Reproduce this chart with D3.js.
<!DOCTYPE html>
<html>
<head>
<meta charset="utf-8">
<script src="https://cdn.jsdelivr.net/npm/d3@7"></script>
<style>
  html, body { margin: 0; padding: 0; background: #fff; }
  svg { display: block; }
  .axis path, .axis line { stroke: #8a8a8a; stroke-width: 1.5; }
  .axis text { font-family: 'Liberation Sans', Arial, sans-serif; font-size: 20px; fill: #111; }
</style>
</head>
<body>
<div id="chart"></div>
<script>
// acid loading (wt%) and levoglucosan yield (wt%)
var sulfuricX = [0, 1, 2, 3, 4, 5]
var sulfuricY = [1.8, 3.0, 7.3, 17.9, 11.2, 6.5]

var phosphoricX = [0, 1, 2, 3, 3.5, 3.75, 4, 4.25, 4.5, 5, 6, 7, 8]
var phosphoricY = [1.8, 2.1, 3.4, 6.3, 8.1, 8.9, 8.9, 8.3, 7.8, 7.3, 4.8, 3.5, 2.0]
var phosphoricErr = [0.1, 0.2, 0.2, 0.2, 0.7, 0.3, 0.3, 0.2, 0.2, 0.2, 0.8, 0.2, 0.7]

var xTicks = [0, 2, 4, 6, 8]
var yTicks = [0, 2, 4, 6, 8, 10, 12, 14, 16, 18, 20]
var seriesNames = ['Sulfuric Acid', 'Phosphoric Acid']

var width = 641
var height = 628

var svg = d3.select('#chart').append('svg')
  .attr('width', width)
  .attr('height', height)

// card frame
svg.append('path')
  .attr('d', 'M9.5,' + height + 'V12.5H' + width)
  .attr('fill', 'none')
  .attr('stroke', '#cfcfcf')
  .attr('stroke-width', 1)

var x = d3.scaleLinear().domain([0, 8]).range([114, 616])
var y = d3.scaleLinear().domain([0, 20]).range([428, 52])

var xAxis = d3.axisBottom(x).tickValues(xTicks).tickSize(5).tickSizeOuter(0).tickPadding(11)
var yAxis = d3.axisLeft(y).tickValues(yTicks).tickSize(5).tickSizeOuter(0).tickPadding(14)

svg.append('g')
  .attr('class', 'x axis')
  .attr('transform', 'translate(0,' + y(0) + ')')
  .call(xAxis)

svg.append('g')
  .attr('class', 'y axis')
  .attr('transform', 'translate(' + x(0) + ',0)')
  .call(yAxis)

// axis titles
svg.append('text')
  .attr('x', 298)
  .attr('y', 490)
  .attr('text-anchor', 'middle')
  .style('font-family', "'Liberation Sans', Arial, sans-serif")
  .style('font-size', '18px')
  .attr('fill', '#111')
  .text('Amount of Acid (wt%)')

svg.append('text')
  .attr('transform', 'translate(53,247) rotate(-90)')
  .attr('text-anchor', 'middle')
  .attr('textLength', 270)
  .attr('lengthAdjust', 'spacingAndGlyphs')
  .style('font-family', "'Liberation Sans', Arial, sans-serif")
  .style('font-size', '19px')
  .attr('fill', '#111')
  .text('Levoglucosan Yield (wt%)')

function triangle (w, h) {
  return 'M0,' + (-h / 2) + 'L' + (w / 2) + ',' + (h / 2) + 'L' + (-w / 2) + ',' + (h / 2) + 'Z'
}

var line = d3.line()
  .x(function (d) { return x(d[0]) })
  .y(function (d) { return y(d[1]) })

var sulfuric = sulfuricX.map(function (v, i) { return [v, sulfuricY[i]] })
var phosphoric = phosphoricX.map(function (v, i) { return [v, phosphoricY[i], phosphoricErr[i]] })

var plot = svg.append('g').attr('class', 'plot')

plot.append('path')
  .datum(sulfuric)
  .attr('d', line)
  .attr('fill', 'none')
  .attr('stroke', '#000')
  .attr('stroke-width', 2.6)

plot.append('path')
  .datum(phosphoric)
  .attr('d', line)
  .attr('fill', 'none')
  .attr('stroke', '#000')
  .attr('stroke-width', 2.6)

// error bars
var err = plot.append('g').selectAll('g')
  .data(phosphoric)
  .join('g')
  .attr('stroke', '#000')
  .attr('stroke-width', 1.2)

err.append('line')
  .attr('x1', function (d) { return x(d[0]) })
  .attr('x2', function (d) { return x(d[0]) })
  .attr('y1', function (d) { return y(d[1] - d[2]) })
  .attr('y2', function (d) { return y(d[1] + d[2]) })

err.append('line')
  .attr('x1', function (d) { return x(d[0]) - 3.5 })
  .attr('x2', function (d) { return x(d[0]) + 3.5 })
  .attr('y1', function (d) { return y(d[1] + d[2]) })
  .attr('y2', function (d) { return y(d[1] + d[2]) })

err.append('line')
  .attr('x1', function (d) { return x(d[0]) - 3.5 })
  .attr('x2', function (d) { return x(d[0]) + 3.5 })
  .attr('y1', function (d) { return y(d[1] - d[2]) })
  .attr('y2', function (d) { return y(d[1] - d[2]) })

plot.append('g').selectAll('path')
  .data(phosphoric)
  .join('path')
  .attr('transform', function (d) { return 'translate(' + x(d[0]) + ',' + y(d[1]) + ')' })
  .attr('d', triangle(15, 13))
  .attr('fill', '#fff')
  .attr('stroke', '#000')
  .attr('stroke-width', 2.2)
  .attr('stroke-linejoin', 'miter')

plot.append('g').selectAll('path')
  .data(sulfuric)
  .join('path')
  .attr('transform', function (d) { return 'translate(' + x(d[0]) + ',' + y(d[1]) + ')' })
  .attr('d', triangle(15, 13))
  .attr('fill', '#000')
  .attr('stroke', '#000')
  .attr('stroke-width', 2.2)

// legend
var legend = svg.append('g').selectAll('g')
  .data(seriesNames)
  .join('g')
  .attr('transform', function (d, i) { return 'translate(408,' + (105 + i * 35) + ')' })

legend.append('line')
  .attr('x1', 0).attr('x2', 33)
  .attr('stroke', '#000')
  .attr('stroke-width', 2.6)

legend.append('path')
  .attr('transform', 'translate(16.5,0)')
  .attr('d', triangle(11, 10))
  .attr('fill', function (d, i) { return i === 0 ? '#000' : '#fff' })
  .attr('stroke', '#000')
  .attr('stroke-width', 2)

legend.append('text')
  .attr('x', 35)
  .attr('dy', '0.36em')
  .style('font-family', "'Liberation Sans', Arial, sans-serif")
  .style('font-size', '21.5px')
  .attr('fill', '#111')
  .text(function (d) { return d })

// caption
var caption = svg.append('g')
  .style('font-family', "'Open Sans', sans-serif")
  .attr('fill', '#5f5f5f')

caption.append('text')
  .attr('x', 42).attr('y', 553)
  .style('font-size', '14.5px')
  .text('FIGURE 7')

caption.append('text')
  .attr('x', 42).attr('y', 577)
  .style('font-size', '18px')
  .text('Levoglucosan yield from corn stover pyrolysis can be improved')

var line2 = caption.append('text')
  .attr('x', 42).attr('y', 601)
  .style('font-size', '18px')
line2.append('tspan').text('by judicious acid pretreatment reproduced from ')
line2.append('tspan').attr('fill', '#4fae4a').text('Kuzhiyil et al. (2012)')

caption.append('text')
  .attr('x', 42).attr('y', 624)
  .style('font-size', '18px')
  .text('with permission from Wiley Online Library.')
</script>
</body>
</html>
* * * * *
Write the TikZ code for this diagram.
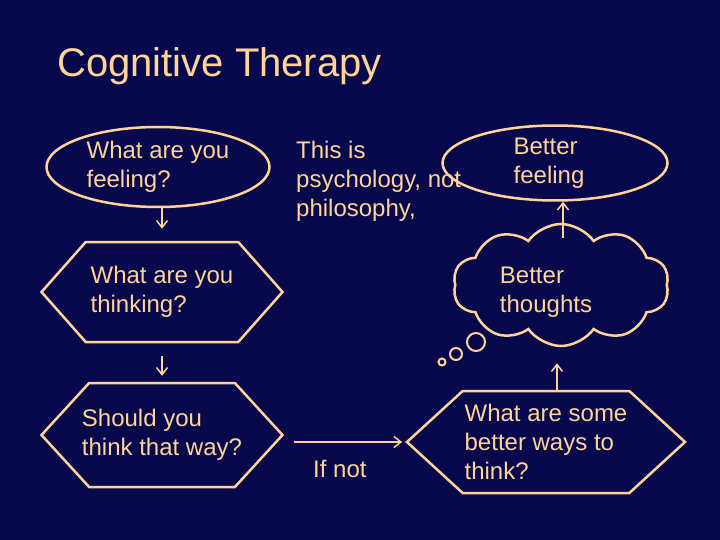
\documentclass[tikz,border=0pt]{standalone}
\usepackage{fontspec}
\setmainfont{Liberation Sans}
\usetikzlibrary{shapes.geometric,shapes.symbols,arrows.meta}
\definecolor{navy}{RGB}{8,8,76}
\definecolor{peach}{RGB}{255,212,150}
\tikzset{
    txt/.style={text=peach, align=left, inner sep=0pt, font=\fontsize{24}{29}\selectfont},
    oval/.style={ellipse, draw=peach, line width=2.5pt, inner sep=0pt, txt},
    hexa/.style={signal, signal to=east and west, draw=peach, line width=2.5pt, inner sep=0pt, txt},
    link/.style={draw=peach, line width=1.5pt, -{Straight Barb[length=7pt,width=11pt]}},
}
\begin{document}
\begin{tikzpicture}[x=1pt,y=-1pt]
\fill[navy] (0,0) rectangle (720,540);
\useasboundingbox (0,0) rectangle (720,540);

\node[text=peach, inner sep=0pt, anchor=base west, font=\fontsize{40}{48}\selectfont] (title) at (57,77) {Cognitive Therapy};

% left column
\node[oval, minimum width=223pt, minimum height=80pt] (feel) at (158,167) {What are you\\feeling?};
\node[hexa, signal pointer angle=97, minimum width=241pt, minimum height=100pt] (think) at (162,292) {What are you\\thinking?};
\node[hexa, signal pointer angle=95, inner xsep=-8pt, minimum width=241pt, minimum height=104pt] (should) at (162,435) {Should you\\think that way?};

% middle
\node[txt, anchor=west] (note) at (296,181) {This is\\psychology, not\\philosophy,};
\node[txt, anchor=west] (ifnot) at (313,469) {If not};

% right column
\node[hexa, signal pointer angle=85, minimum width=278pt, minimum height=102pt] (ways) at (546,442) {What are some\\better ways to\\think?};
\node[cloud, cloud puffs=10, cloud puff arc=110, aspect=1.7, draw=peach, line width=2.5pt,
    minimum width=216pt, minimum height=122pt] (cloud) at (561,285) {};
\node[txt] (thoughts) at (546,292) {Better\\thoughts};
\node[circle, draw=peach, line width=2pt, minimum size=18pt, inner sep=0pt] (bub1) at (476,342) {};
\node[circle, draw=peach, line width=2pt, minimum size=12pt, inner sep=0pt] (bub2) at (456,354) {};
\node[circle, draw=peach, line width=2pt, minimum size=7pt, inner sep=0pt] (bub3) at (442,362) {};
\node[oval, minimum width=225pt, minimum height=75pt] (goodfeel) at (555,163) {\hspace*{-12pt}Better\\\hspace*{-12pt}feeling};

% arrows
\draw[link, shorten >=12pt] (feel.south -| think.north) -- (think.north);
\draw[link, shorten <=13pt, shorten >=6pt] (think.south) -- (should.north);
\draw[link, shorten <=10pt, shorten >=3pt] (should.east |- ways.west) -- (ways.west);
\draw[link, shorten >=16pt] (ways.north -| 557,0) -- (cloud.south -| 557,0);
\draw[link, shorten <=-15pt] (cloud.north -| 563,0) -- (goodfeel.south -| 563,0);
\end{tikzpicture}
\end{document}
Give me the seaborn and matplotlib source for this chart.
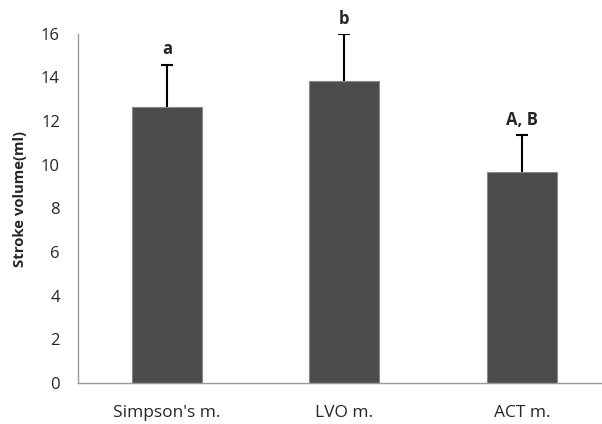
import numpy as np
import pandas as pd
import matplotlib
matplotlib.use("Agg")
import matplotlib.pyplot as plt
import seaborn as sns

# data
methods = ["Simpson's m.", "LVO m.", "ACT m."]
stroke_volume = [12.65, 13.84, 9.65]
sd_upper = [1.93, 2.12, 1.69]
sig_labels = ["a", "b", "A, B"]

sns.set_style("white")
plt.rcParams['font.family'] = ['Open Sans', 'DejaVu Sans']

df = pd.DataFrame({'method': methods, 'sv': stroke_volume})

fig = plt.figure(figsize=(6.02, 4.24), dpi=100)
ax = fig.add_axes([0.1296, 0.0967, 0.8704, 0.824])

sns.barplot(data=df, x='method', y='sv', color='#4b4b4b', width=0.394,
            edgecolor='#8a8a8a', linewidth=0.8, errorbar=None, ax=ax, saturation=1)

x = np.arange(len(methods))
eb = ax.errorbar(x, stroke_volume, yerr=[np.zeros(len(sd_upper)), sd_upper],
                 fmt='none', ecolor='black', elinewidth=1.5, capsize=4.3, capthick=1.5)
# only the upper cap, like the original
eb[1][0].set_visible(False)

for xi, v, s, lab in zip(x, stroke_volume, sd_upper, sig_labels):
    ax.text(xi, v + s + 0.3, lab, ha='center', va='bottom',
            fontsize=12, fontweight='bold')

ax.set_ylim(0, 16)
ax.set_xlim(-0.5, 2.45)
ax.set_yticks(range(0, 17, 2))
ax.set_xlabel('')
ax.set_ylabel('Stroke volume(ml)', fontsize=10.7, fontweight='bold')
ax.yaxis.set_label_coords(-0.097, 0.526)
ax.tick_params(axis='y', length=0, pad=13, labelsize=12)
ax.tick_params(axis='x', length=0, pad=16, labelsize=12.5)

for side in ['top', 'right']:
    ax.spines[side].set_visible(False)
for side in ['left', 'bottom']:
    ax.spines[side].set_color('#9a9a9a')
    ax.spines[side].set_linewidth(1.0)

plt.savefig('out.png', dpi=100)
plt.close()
* * * * *
# Aim of the exercise
Reproduce exactly the lines from the line with "Reproduce this chart with D3.js." to the line with "of Acid (wt%)')", both end lines included.

# Reply to the exercise
Reproduce this chart with D3.js.
<!DOCTYPE html>
<html>
<head>
<meta charset="utf-8">
<script src="https://cdn.jsdelivr.net/npm/d3@7"></script>
<style>
  html, body { margin: 0; padding: 0; background: #fff; }
  svg { display: block; }
  .axis path, .axis line { stroke: #8a8a8a; stroke-width: 1.5; }
  .axis text { font-family: 'Liberation Sans', Arial, sans-serif; font-size: 20px; fill: #111; }
</style>
</head>
<body>
<div id="chart"></div>
<script>
// acid loading (wt%) and levoglucosan yield (wt%)
var sulfuricX = [0, 1, 2, 3, 4, 5]
var sulfuricY = [1.8, 3.0, 7.3, 17.9, 11.2, 6.5]

var phosphoricX = [0, 1, 2, 3, 3.5, 3.75, 4, 4.25, 4.5, 5, 6, 7, 8]
var phosphoricY = [1.8, 2.1, 3.4, 6.3, 8.1, 8.9, 8.9, 8.3, 7.8, 7.3, 4.8, 3.5, 2.0]
var phosphoricErr = [0.1, 0.2, 0.2, 0.2, 0.7, 0.3, 0.3, 0.2, 0.2, 0.2, 0.8, 0.2, 0.7]

var xTicks = [0, 2, 4, 6, 8]
var yTicks = [0, 2, 4, 6, 8, 10, 12, 14, 16, 18, 20]
var seriesNames = ['Sulfuric Acid', 'Phosphoric Acid']

var width = 641
var height = 628

var svg = d3.select('#chart').append('svg')
  .attr('width', width)
  .attr('height', height)

// card frame
svg.append('path')
  .attr('d', 'M9.5,' + height + 'V12.5H' + width)
  .attr('fill', 'none')
  .attr('stroke', '#cfcfcf')
  .attr('stroke-width', 1)

var x = d3.scaleLinear().domain([0, 8]).range([114, 616])
var y = d3.scaleLinear().domain([0, 20]).range([428, 52])

var xAxis = d3.axisBottom(x).tickValues(xTicks).tickSize(5).tickSizeOuter(0).tickPadding(11)
var yAxis = d3.axisLeft(y).tickValues(yTicks).tickSize(5).tickSizeOuter(0).tickPadding(14)

svg.append('g')
  .attr('class', 'x axis')
  .attr('transform', 'translate(0,' + y(0) + ')')
  .call(xAxis)

svg.append('g')
  .attr('class', 'y axis')
  .attr('transform', 'translate(' + x(0) + ',0)')
  .call(yAxis)

// axis titles
svg.append('text')
  .attr('x', 298)
  .attr('y', 490)
  .attr('text-anchor', 'middle')
  .style('font-family', "'Liberation Sans', Arial, sans-serif")
  .style('font-size', '18px')
  .attr('fill', '#111')
  .text('Amount of Acid (wt%)')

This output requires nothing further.